The wisteria is one of the most iconic plants of the British countryside, climbing up cottages and fences throughout the country. Easy to grow and, this vigorous climber produces its iconic drooping blue flowers and light green foliage between April and June. Plant your wisteria in either the spring or autumn when the plant is dormant. Choose a sunny location with well-draining soil, avoid planting in the shade as you are less likely to get flowers.
The wisteria is a climbing plant, so provide sturdy support for the plant to grow on. Tie the early growth to the support to help it climb and guide it where you want it to grow. We would advise that you don't allow your plant to grow directly on the walls of your house as they may cause damage to the brickwork. Water lightly once a week so that the soil is damp, but not wet. Stop watering in colder months and begin again in the spring.

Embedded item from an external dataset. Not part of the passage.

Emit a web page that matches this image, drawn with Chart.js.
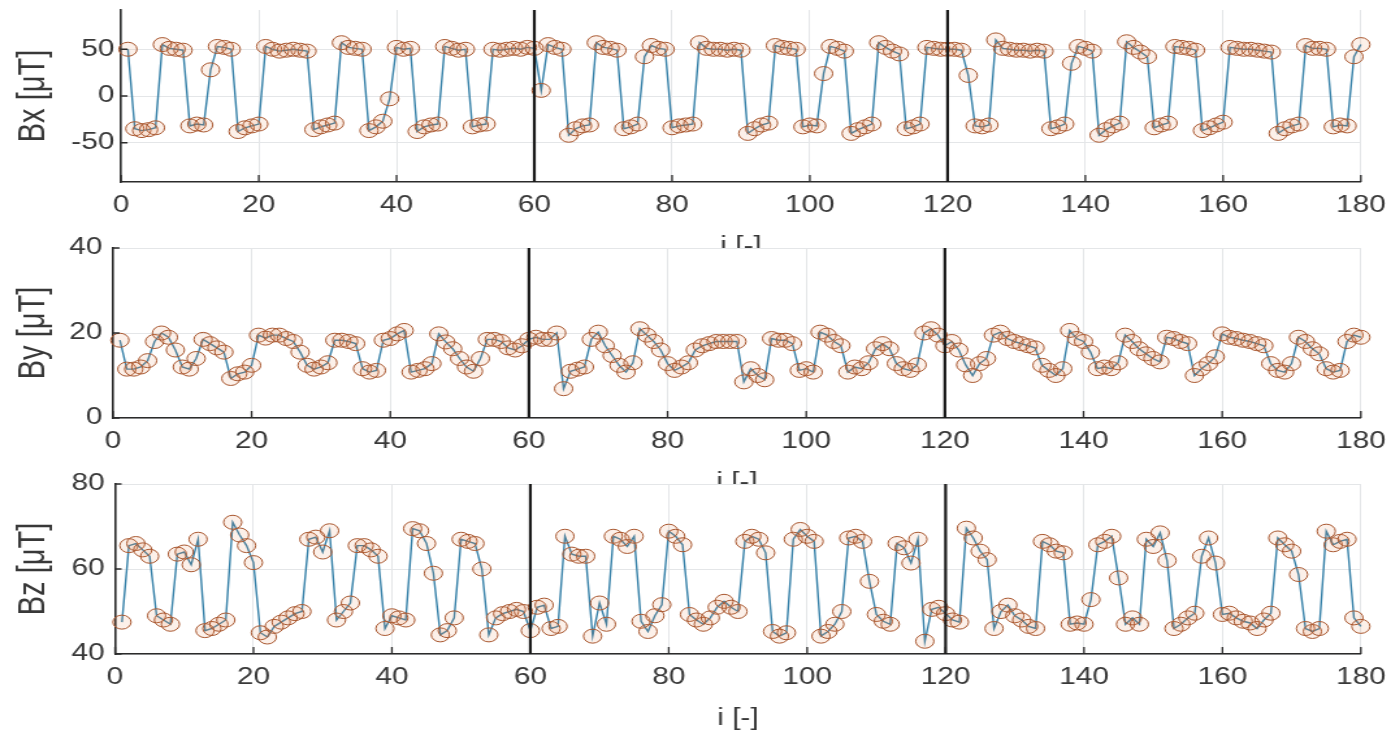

Should I fertilize my wisteria?
Feed with a diluted tomato fertilizer once every two weeks during the summer to get the best blooms out of your plant. You can increase the flowering season by adding bone meal to the soil in the spring.
How to prune a wisteria?
Wisteria will only bloom on new wood so it is important to prune your plant correctly. Prune in late winter, removing at least half of the year’s growth, leaving just a few buds per stem. For more blooms, try cutting back shoots every two weeks during the summer.If you have a new wisteria cut back severely right after planting. Then, the next year, cut the main stem or stems back to 3 feet of the previous season's growth.